What to produce: Write the material out again exactly.

Dataset section:
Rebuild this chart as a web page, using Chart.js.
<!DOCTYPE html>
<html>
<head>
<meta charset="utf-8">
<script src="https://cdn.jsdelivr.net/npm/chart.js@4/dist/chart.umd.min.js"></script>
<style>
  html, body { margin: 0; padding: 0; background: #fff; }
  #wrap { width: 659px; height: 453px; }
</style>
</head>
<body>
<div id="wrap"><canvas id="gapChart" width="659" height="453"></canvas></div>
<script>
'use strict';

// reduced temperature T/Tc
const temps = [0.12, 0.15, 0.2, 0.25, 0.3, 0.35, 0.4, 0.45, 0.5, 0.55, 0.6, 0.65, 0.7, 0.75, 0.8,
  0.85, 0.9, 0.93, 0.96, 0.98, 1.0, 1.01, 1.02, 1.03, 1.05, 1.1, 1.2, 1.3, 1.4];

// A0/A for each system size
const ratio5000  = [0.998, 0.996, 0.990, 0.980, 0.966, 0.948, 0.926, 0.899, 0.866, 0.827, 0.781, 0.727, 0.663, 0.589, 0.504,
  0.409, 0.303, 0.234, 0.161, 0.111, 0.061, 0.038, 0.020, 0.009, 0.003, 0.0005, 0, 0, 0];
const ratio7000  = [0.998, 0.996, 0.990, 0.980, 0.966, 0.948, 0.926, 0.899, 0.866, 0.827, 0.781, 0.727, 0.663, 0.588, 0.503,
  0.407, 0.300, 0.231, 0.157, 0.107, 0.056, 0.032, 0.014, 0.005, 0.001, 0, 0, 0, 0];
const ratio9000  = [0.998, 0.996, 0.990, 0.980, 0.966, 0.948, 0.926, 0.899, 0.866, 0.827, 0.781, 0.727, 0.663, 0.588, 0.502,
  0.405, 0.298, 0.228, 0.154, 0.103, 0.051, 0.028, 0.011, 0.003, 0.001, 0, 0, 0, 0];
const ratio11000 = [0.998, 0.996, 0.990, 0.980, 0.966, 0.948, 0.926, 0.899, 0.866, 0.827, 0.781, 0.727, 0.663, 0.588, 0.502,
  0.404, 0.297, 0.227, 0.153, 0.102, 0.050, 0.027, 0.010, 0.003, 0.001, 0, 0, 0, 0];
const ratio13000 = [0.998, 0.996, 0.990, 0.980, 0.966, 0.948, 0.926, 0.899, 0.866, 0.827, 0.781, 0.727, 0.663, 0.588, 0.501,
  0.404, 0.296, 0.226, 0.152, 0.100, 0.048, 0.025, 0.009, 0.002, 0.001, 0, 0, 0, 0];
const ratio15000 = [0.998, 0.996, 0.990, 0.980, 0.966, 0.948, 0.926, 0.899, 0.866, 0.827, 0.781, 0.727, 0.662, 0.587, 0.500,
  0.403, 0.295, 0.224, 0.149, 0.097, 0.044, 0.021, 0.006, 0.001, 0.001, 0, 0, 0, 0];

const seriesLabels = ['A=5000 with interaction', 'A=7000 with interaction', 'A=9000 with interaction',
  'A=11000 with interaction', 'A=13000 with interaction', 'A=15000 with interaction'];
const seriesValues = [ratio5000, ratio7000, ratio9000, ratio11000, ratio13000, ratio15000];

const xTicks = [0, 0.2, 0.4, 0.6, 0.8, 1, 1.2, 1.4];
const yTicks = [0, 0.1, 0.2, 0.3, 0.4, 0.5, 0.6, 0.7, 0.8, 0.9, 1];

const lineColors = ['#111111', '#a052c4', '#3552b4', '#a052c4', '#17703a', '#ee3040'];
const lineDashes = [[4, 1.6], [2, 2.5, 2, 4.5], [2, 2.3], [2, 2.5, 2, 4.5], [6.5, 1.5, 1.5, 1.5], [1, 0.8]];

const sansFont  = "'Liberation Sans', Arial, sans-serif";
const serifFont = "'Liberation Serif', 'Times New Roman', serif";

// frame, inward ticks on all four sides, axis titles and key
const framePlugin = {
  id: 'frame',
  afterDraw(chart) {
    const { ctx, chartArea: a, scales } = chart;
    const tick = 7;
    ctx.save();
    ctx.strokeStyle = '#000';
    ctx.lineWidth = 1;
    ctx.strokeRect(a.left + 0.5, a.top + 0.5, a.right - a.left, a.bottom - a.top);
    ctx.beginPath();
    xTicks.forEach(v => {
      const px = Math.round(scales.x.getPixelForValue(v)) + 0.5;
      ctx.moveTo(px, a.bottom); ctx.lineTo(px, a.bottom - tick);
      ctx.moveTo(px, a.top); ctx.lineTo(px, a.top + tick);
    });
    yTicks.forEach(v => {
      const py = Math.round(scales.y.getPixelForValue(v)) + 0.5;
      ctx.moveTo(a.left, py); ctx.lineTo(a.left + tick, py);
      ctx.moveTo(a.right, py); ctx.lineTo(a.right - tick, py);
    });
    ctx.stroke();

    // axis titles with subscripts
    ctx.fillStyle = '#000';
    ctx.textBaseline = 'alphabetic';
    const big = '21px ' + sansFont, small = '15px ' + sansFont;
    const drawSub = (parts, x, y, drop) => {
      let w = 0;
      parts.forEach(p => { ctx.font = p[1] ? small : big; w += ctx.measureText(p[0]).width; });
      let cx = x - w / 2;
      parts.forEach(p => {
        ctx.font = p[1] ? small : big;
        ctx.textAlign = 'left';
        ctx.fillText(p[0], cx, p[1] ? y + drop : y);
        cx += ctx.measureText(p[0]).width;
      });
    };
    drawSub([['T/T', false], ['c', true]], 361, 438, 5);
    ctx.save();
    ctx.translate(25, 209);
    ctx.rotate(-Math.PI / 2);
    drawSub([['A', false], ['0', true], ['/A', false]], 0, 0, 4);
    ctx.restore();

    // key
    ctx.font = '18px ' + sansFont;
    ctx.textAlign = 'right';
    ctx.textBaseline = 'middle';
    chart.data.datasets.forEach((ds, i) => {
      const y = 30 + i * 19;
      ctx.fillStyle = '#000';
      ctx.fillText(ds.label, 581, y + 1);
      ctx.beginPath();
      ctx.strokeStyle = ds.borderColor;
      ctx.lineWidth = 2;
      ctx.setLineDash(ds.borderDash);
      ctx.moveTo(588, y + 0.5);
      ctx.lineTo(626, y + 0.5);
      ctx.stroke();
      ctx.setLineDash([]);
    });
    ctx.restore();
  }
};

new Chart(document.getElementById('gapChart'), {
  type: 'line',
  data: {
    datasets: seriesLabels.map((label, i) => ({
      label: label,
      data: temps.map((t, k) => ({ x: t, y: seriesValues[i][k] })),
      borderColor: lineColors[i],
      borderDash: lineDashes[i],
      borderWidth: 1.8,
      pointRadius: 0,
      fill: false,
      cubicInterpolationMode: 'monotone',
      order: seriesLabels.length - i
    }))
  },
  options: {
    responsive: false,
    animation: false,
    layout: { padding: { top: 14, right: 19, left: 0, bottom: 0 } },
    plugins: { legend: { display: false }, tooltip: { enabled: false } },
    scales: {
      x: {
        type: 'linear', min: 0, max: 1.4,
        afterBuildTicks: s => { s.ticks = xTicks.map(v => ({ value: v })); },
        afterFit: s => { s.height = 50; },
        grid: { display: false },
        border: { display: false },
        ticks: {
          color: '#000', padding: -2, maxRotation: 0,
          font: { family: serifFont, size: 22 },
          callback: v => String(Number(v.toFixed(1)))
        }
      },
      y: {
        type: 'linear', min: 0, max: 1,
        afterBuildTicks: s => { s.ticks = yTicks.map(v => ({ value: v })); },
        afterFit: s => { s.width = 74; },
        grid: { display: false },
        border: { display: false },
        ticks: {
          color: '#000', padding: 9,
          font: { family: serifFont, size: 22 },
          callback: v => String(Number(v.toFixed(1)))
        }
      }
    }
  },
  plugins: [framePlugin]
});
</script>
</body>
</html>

Final answer:
Rebuild this chart as a web page, using Chart.js.
<!DOCTYPE html>
<html>
<head>
<meta charset="utf-8">
<script src="https://cdn.jsdelivr.net/npm/chart.js@4/dist/chart.umd.min.js"></script>
<style>
  html, body { margin: 0; padding: 0; background: #fff; }
  #wrap { width: 659px; height: 453px; }
</style>
</head>
<body>
<div id="wrap"><canvas id="gapChart" width="659" height="453"></canvas></div>
<script>
'use strict';

// reduced temperature T/Tc
const temps = [0.12, 0.15, 0.2, 0.25, 0.3, 0.35, 0.4, 0.45, 0.5, 0.55, 0.6, 0.65, 0.7, 0.75, 0.8,
  0.85, 0.9, 0.93, 0.96, 0.98, 1.0, 1.01, 1.02, 1.03, 1.05, 1.1, 1.2, 1.3, 1.4];

// A0/A for each system size
const ratio5000  = [0.998, 0.996, 0.990, 0.980, 0.966, 0.948, 0.926, 0.899, 0.866, 0.827, 0.781, 0.727, 0.663, 0.589, 0.504,
  0.409, 0.303, 0.234, 0.161, 0.111, 0.061, 0.038, 0.020, 0.009, 0.003, 0.0005, 0, 0, 0];
const ratio7000  = [0.998, 0.996, 0.990, 0.980, 0.966, 0.948, 0.926, 0.899, 0.866, 0.827, 0.781, 0.727, 0.663, 0.588, 0.503,
  0.407, 0.300, 0.231, 0.157, 0.107, 0.056, 0.032, 0.014, 0.005, 0.001, 0, 0, 0, 0];
const ratio9000  = [0.998, 0.996, 0.990, 0.980, 0.966, 0.948, 0.926, 0.899, 0.866, 0.827, 0.781, 0.727, 0.663, 0.588, 0.502,
  0.405, 0.298, 0.228, 0.154, 0.103, 0.051, 0.028, 0.011, 0.003, 0.001, 0, 0, 0, 0];
const ratio11000 = [0.998, 0.996, 0.990, 0.980, 0.966, 0.948, 0.926, 0.899, 0.866, 0.827, 0.781, 0.727, 0.663, 0.588, 0.502,
  0.404, 0.297, 0.227, 0.153, 0.102, 0.050, 0.027, 0.010, 0.003, 0.001, 0, 0, 0, 0];
const ratio13000 = [0.998, 0.996, 0.990, 0.980, 0.966, 0.948, 0.926, 0.899, 0.866, 0.827, 0.781, 0.727, 0.663, 0.588, 0.501,
  0.404, 0.296, 0.226, 0.152, 0.100, 0.048, 0.025, 0.009, 0.002, 0.001, 0, 0, 0, 0];
const ratio15000 = [0.998, 0.996, 0.990, 0.980, 0.966, 0.948, 0.926, 0.899, 0.866, 0.827, 0.781, 0.727, 0.662, 0.587, 0.500,
  0.403, 0.295, 0.224, 0.149, 0.097, 0.044, 0.021, 0.006, 0.001, 0.001, 0, 0, 0, 0];

const seriesLabels = ['A=5000 with interaction', 'A=7000 with interaction', 'A=9000 with interaction',
  'A=11000 with interaction', 'A=13000 with interaction', 'A=15000 with interaction'];
const seriesValues = [ratio5000, ratio7000, ratio9000, ratio11000, ratio13000, ratio15000];

const xTicks = [0, 0.2, 0.4, 0.6, 0.8, 1, 1.2, 1.4];
const yTicks = [0, 0.1, 0.2, 0.3, 0.4, 0.5, 0.6, 0.7, 0.8, 0.9, 1];

const lineColors = ['#111111', '#a052c4', '#3552b4', '#a052c4', '#17703a', '#ee3040'];
const lineDashes = [[4, 1.6], [2, 2.5, 2, 4.5], [2, 2.3], [2, 2.5, 2, 4.5], [6.5, 1.5, 1.5, 1.5], [1, 0.8]];

const sansFont  = "'Liberation Sans', Arial, sans-serif";
const serifFont = "'Liberation Serif', 'Times New Roman', serif";

// frame, inward ticks on all four sides, axis titles and key
const framePlugin = {
  id: 'frame',
  afterDraw(chart) {
    const { ctx, chartArea: a, scales } = chart;
    const tick = 7;
    ctx.save();
    ctx.strokeStyle = '#000';
    ctx.lineWidth = 1;
    ctx.strokeRect(a.left + 0.5, a.top + 0.5, a.right - a.left, a.bottom - a.top);
    ctx.beginPath();
    xTicks.forEach(v => {
      const px = Math.round(scales.x.getPixelForValue(v)) + 0.5;
      ctx.moveTo(px, a.bottom); ctx.lineTo(px, a.bottom - tick);
      ctx.moveTo(px, a.top); ctx.lineTo(px, a.top + tick);
    });
    yTicks.forEach(v => {
      const py = Math.round(scales.y.getPixelForValue(v)) + 0.5;
      ctx.moveTo(a.left, py); ctx.lineTo(a.left + tick, py);
      ctx.moveTo(a.right, py); ctx.lineTo(a.right - tick, py);
    });
    ctx.stroke();

    // axis titles with subscripts
    ctx.fillStyle = '#000';
    ctx.textBaseline = 'alphabetic';
    const big = '21px ' + sansFont, small = '15px ' + sansFont;
    const drawSub = (parts, x, y, drop) => {
      let w = 0;
      parts.forEach(p => { ctx.font = p[1] ? small : big; w += ctx.measureText(p[0]).width; });
      let cx = x - w / 2;
      parts.forEach(p => {
        ctx.font = p[1] ? small : big;
        ctx.textAlign = 'left';
        ctx.fillText(p[0], cx, p[1] ? y + drop : y);
        cx += ctx.measureText(p[0]).width;
      });
    };
    drawSub([['T/T', false], ['c', true]], 361, 438, 5);
    ctx.save();
    ctx.translate(25, 209);
    ctx.rotate(-Math.PI / 2);
    drawSub([['A', false], ['0', true], ['/A', false]], 0, 0, 4);
    ctx.restore();

    // key
    ctx.font = '18px ' + sansFont;
    ctx.textAlign = 'right';
    ctx.textBaseline = 'middle';
    chart.data.datasets.forEach((ds, i) => {
      const y = 30 + i * 19;
      ctx.fillStyle = '#000';
      ctx.fillText(ds.label, 581, y + 1);
      ctx.beginPath();
      ctx.strokeStyle = ds.borderColor;
      ctx.lineWidth = 2;
      ctx.setLineDash(ds.borderDash);
      ctx.moveTo(588, y + 0.5);
      ctx.lineTo(626, y + 0.5);
      ctx.stroke();
      ctx.setLineDash([]);
    });
    ctx.restore();
  }
};

new Chart(document.getElementById('gapChart'), {
  type: 'line',
  data: {
    datasets: seriesLabels.map((label, i) => ({
      label: label,
      data: temps.map((t, k) => ({ x: t, y: seriesValues[i][k] })),
      borderColor: lineColors[i],
      borderDash: lineDashes[i],
      borderWidth: 1.8,
      pointRadius: 0,
      fill: false,
      cubicInterpolationMode: 'monotone',
      order: seriesLabels.length - i
    }))
  },
  options: {
    responsive: false,
    animation: false,
    layout: { padding: { top: 14, right: 19, left: 0, bottom: 0 } },
    plugins: { legend: { display: false }, tooltip: { enabled: false } },
    scales: {
      x: {
        type: 'linear', min: 0, max: 1.4,
        afterBuildTicks: s => { s.ticks = xTicks.map(v => ({ value: v })); },
        afterFit: s => { s.height = 50; },
        grid: { display: false },
        border: { display: false },
        ticks: {
          color: '#000', padding: -2, maxRotation: 0,
          font: { family: serifFont, size: 22 },
          callback: v => String(Number(v.toFixed(1)))
        }
      },
      y: {
        type: 'linear', min: 0, max: 1,
        afterBuildTicks: s => { s.ticks = yTicks.map(v => ({ value: v })); },
        afterFit: s => { s.width = 74; },
        grid: { display: false },
        border: { display: false },
        ticks: {
          color: '#000', padding: 9,
          font: { family: serifFont, size: 22 },
          callback: v => String(Number(v.toFixed(1)))
        }
      }
    }
  },
  plugins: [framePlugin]
});
</script>
</body>
</html>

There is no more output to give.